Directive> What is wanted is an exact restatement of the lines from the one with "Output the Python" through the one with "wide = ['Inter', 'Liberation", both included, and of no other lines.

Material for this task>
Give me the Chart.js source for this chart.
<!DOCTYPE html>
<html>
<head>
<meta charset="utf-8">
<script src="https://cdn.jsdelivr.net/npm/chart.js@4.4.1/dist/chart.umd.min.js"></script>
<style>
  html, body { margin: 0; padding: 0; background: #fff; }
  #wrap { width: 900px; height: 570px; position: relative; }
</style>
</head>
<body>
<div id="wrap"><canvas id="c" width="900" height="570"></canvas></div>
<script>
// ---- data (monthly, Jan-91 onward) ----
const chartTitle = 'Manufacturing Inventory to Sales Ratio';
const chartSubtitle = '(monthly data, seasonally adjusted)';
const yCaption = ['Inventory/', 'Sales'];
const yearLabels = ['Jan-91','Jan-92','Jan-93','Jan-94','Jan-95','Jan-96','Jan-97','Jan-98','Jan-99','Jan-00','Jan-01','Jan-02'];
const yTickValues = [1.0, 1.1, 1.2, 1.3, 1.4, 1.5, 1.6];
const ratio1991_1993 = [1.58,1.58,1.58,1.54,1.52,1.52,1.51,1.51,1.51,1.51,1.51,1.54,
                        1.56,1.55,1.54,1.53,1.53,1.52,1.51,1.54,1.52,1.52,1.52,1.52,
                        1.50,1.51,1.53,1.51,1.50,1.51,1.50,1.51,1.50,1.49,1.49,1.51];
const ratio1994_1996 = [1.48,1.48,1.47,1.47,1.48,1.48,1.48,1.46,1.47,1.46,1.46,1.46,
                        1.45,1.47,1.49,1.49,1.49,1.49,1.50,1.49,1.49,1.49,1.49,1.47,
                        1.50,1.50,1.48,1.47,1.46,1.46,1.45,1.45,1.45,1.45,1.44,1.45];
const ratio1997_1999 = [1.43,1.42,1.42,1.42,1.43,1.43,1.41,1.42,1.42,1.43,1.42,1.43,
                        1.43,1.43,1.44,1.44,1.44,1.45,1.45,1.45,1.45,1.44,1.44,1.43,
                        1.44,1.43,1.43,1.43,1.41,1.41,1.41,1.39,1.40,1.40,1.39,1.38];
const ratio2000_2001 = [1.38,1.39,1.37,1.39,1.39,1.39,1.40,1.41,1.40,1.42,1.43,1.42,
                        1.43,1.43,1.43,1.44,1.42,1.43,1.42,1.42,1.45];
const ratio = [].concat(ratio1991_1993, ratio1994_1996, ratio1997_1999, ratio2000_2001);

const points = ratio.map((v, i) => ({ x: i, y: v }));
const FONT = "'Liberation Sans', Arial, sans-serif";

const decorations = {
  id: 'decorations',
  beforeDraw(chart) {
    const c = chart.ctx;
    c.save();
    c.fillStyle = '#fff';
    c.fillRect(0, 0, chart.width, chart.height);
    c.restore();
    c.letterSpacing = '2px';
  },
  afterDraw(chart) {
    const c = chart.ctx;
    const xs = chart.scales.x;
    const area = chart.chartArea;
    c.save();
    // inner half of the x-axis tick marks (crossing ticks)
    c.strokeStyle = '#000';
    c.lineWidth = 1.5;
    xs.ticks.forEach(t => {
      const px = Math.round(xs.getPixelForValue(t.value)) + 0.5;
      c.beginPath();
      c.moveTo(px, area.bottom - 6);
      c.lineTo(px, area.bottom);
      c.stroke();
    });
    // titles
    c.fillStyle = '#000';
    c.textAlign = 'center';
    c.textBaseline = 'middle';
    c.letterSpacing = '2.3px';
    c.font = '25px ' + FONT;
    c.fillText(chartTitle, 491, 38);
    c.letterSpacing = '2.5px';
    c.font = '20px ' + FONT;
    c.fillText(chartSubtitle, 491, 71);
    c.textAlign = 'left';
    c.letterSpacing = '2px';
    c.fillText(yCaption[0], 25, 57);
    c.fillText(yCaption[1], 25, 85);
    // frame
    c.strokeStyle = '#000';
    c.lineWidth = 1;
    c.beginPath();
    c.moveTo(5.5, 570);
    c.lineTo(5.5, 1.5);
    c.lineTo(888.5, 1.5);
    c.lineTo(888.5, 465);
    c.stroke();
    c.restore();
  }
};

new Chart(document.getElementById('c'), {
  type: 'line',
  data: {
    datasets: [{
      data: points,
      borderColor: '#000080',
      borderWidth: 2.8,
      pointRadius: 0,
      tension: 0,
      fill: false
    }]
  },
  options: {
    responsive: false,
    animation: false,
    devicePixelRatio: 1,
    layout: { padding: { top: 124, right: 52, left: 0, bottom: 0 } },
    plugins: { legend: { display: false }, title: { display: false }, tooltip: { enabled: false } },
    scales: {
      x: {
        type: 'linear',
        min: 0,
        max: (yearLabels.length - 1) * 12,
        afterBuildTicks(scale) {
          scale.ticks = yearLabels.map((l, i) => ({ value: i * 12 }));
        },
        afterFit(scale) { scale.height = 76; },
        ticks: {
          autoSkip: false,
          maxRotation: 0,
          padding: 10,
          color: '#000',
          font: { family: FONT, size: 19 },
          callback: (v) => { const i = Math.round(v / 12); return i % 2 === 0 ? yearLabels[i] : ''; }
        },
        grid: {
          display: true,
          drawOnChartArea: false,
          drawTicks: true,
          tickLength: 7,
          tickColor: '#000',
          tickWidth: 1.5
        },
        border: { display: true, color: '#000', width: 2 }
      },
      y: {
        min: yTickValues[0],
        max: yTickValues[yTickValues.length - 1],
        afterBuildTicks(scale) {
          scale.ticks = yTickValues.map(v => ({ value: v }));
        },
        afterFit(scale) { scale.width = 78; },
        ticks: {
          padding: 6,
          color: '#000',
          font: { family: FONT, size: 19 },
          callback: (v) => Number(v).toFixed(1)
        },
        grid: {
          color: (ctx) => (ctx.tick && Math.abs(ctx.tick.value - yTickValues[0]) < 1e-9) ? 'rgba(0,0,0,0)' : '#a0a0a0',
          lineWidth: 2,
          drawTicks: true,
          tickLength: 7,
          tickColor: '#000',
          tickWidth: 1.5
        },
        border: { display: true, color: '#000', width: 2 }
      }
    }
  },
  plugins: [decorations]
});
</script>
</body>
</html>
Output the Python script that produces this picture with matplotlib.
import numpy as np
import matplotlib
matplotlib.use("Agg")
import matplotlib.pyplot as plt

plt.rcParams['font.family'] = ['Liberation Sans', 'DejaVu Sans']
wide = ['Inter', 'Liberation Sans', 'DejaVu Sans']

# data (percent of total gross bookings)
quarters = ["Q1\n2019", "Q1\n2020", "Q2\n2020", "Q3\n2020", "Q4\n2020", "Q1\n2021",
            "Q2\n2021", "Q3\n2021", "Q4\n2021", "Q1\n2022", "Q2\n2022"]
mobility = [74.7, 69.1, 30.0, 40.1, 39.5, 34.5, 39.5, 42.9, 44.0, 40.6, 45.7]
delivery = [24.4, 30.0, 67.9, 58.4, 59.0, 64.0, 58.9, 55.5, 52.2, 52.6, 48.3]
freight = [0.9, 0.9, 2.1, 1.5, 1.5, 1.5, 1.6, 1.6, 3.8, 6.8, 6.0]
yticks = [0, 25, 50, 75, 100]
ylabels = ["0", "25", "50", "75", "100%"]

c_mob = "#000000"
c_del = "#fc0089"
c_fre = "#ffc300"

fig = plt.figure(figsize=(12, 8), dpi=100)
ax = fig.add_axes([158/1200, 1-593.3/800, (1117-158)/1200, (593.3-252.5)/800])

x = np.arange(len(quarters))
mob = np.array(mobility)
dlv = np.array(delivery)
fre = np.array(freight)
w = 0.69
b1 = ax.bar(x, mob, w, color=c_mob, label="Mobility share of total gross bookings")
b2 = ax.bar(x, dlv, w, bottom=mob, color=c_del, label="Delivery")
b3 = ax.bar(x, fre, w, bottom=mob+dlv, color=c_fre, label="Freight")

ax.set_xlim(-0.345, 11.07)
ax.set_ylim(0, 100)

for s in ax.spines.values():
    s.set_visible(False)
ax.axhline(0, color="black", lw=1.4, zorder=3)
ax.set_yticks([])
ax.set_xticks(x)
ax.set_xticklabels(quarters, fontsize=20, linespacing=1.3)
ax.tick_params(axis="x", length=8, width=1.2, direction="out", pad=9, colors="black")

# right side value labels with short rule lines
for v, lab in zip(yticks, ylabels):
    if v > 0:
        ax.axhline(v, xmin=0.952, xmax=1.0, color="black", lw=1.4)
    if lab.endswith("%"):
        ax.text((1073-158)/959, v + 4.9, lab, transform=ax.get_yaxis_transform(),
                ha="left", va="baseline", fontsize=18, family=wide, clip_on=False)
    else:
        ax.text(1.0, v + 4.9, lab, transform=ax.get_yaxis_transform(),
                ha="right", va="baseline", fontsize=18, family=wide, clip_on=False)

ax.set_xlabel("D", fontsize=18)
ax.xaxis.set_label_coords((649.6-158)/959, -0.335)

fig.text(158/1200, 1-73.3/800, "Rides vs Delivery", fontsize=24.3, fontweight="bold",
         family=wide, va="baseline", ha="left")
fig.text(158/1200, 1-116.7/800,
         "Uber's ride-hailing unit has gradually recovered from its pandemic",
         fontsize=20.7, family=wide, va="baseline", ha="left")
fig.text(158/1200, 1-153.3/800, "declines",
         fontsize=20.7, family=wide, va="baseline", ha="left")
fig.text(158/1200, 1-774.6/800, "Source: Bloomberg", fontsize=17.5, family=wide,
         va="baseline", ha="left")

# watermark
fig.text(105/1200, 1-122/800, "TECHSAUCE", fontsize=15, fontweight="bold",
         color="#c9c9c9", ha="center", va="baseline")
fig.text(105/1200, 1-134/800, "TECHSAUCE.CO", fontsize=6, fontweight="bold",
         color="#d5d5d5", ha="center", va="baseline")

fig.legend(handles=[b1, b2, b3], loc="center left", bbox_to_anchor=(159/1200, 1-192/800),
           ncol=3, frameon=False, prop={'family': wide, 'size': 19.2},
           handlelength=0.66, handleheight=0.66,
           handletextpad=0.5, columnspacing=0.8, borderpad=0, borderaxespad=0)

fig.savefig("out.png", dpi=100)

Exercise response>
Output the Python script that produces this picture with matplotlib.
import numpy as np
import matplotlib
matplotlib.use("Agg")
import matplotlib.pyplot as plt

plt.rcParams['font.family'] = ['Liberation Sans', 'DejaVu Sans']
wide = ['Inter', 'Liberation Sans', 'DejaVu Sans']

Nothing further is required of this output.